* [Raw data]:
####################

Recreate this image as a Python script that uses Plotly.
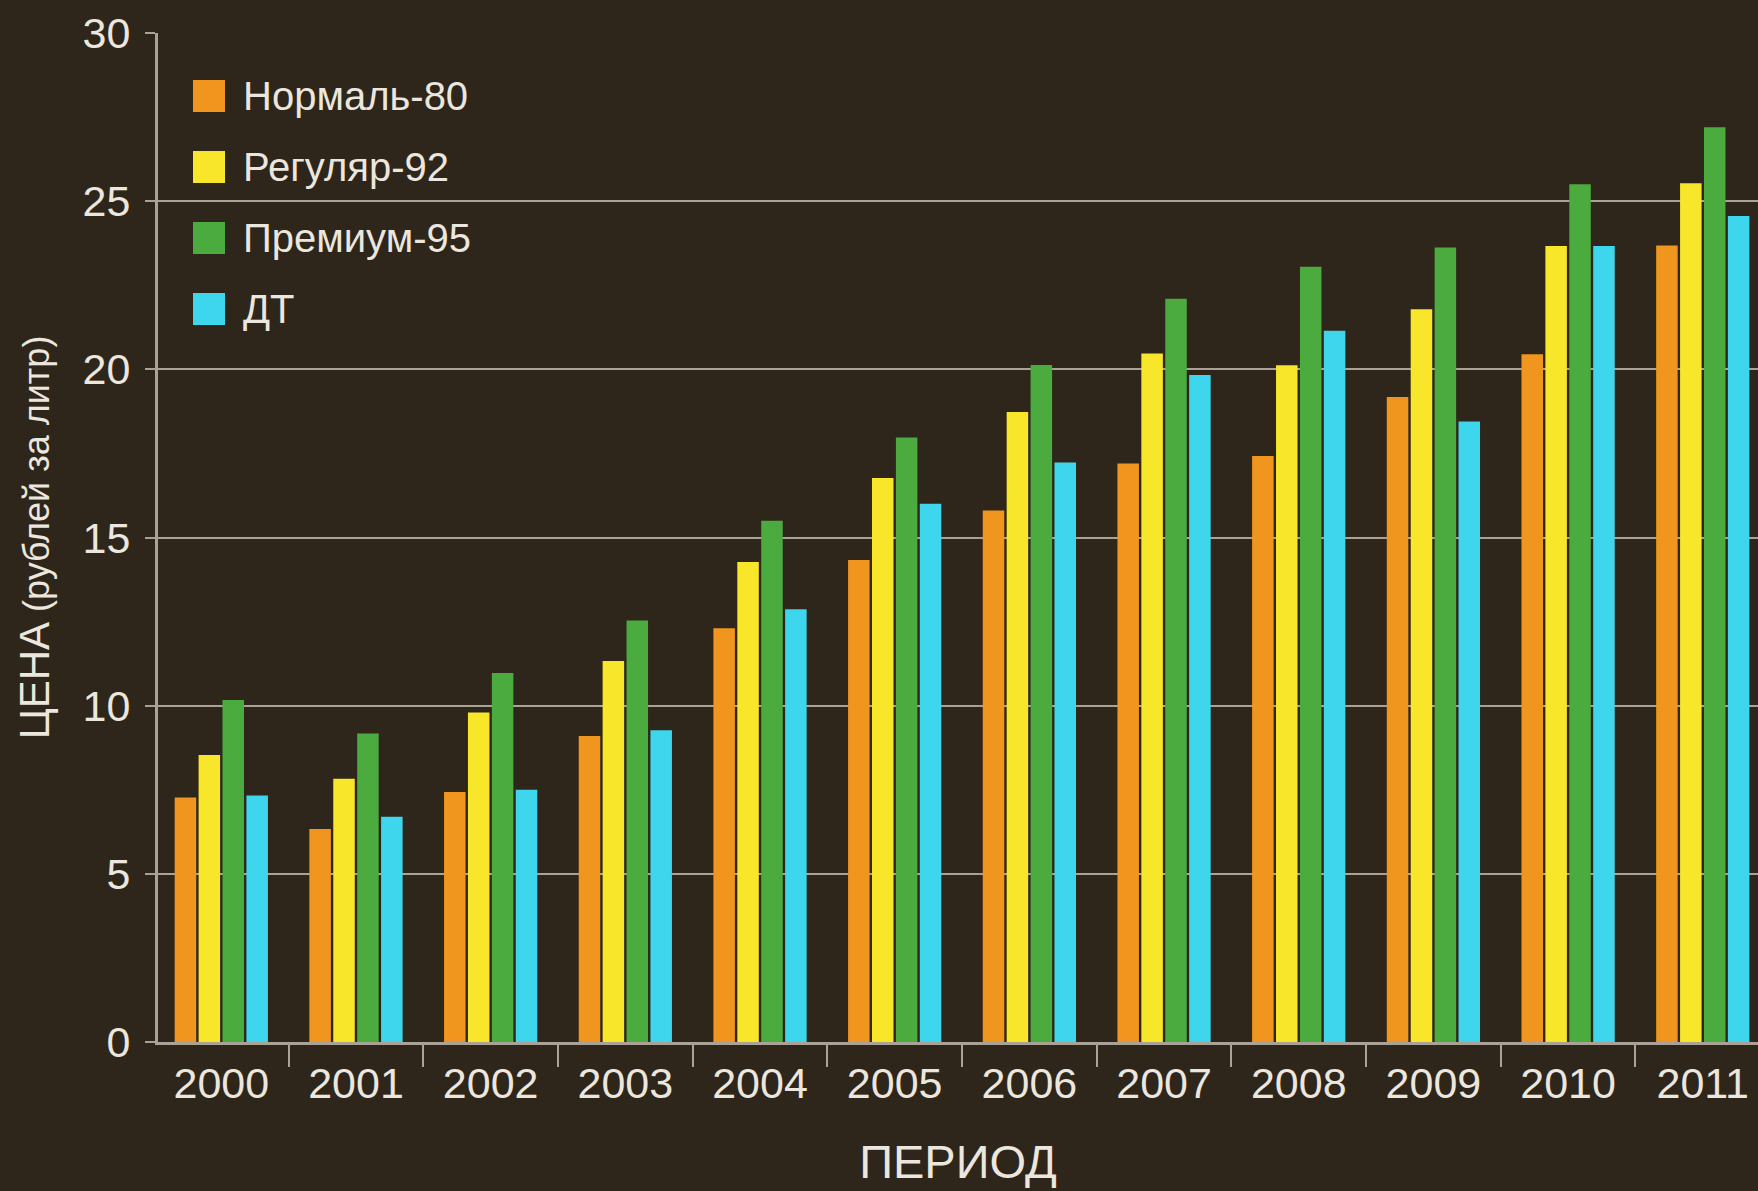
import plotly.graph_objects as go

years = ["2000", "2001", "2002", "2003", "2004", "2005", "2006", "2007", "2008", "2009", "2010", "2011"]
series_names = ["Нормаль-80", "Регуляр-92", "Премиум-95", "ДТ"]
normal80 = [7.27, 6.33, 7.43, 9.1, 12.3, 14.33, 15.8, 17.2, 17.42, 19.18, 20.45, 23.68]
regular92 = [8.53, 7.83, 9.8, 11.33, 14.27, 16.77, 18.73, 20.47, 20.12, 21.79, 23.67, 25.53]
premium95 = [10.17, 9.17, 10.97, 12.53, 15.5, 17.97, 20.13, 22.1, 23.05, 23.62, 25.5, 27.2]
diesel = [7.33, 6.7, 7.5, 9.27, 12.87, 16.0, 17.23, 19.83, 21.15, 18.45, 23.67, 24.56]
y_ticks = [0, 5, 10, 15, 20, 25, 30]

colors = ["#f0961e", "#f7e62a", "#4cab3e", "#3ed6ec"]
BG = "#2e251b"
TEXT = "#ebe6de"
GRID = "#aaa296"
NARROW = "Liberation Sans Narrow, Liberation Sans, Arial, sans-serif"
SANS = "Liberation Sans, Arial, sans-serif"

W, H = 1758, 1191
ML, MR, MT, MB = 158, 0, 33, 149
PW, PH = W - ML - MR, H - MT - MB

fig = go.Figure()
for name, vals, col in zip(series_names, [normal80, regular92, premium95, diesel], colors):
    fig.add_trace(go.Bar(
        x=years, y=vals, name=name, marker=dict(color=col, line=dict(width=0)),
        showlegend=False,
    ))

# manual legend with large square swatches (Plotly caps legend symbol size)
sq = 32
leg_x0 = 193
leg_y = [96, 167, 238, 309]
shapes = []
annotations = []
for name, col, yc in zip(series_names, colors, leg_y):
    shapes.append(dict(
        type="rect", xref="paper", yref="paper",
        x0=(leg_x0 - ML) / PW, x1=(leg_x0 + sq - ML) / PW,
        y0=(H - MB - (yc + sq / 2)) / PH, y1=(H - MB - (yc - sq / 2)) / PH,
        fillcolor=col, line=dict(width=0), layer="above",
    ))
    annotations.append(dict(
        xref="paper", yref="paper", x=(241 - ML) / PW, y=(H - MB - yc) / PH,
        xanchor="left", yanchor="middle", text=name, showarrow=False,
        font=dict(family=SANS, size=40, color=TEXT),
    ))

tick_font = dict(family=NARROW, size=43, color=TEXT)

fig.update_layout(
    width=W, height=H,
    margin=dict(l=ML, r=MR, t=MT, b=MB, pad=0),
    paper_bgcolor=BG, plot_bgcolor=BG,
    barmode="group", bargap=0.29, bargroupgap=0.1,
    shapes=shapes, annotations=annotations,
    font=dict(family=SANS, color=TEXT),
    xaxis=dict(
        type="category", range=[-0.47, 11.41],
        showline=True, linecolor=GRID, linewidth=3,
        ticks="outside", tickson="boundaries", ticklen=22, tickwidth=2, tickcolor=GRID,
        tickfont=tick_font,
        ticklabelstandoff=1,
        showgrid=False,
        title=dict(text="ПЕРИОД", font=dict(family=SANS, size=47, color=TEXT), standoff=40),
    ),
    yaxis=dict(
        range=[0, 30], tickvals=y_ticks,
        showline=True, linecolor=GRID, linewidth=3,
        ticks="outside", ticklen=10, tickwidth=2, tickcolor=GRID,
        tickfont=tick_font,
        ticklabelstandoff=6,
        showgrid=True, gridcolor=GRID, gridwidth=2,
        zeroline=False,
        title=dict(
            text="<span style='font-size:42px'>ЦЕНА</span> (рублей за литр)",
            font=dict(family=SANS, size=36, color=TEXT), standoff=22,
        ),
    ),
)

fig.write_html(
    "out.html",
    config={"displayModeBar": False},
    post_script="document.body.style.margin='0';document.body.style.overflow='hidden';",
)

####################

Copy exactly the lines running from the beginning of the listing through the line that has "tick_font = dict(family=NARROW, size=43, color=TEXT)". Drop the pictures.

* [Solution to this exercise]:
Recreate this image as a Python script that uses Plotly.
import plotly.graph_objects as go

years = ["2000", "2001", "2002", "2003", "2004", "2005", "2006", "2007", "2008", "2009", "2010", "2011"]
series_names = ["Нормаль-80", "Регуляр-92", "Премиум-95", "ДТ"]
normal80 = [7.27, 6.33, 7.43, 9.1, 12.3, 14.33, 15.8, 17.2, 17.42, 19.18, 20.45, 23.68]
regular92 = [8.53, 7.83, 9.8, 11.33, 14.27, 16.77, 18.73, 20.47, 20.12, 21.79, 23.67, 25.53]
premium95 = [10.17, 9.17, 10.97, 12.53, 15.5, 17.97, 20.13, 22.1, 23.05, 23.62, 25.5, 27.2]
diesel = [7.33, 6.7, 7.5, 9.27, 12.87, 16.0, 17.23, 19.83, 21.15, 18.45, 23.67, 24.56]
y_ticks = [0, 5, 10, 15, 20, 25, 30]

colors = ["#f0961e", "#f7e62a", "#4cab3e", "#3ed6ec"]
BG = "#2e251b"
TEXT = "#ebe6de"
GRID = "#aaa296"
NARROW = "Liberation Sans Narrow, Liberation Sans, Arial, sans-serif"
SANS = "Liberation Sans, Arial, sans-serif"

W, H = 1758, 1191
ML, MR, MT, MB = 158, 0, 33, 149
PW, PH = W - ML - MR, H - MT - MB

fig = go.Figure()
for name, vals, col in zip(series_names, [normal80, regular92, premium95, diesel], colors):
    fig.add_trace(go.Bar(
        x=years, y=vals, name=name, marker=dict(color=col, line=dict(width=0)),
        showlegend=False,
    ))

# manual legend with large square swatches (Plotly caps legend symbol size)
sq = 32
leg_x0 = 193
leg_y = [96, 167, 238, 309]
shapes = []
annotations = []
for name, col, yc in zip(series_names, colors, leg_y):
    shapes.append(dict(
        type="rect", xref="paper", yref="paper",
        x0=(leg_x0 - ML) / PW, x1=(leg_x0 + sq - ML) / PW,
        y0=(H - MB - (yc + sq / 2)) / PH, y1=(H - MB - (yc - sq / 2)) / PH,
        fillcolor=col, line=dict(width=0), layer="above",
    ))
    annotations.append(dict(
        xref="paper", yref="paper", x=(241 - ML) / PW, y=(H - MB - yc) / PH,
        xanchor="left", yanchor="middle", text=name, showarrow=False,
        font=dict(family=SANS, size=40, color=TEXT),
    ))

tick_font = dict(family=NARROW, size=43, color=TEXT)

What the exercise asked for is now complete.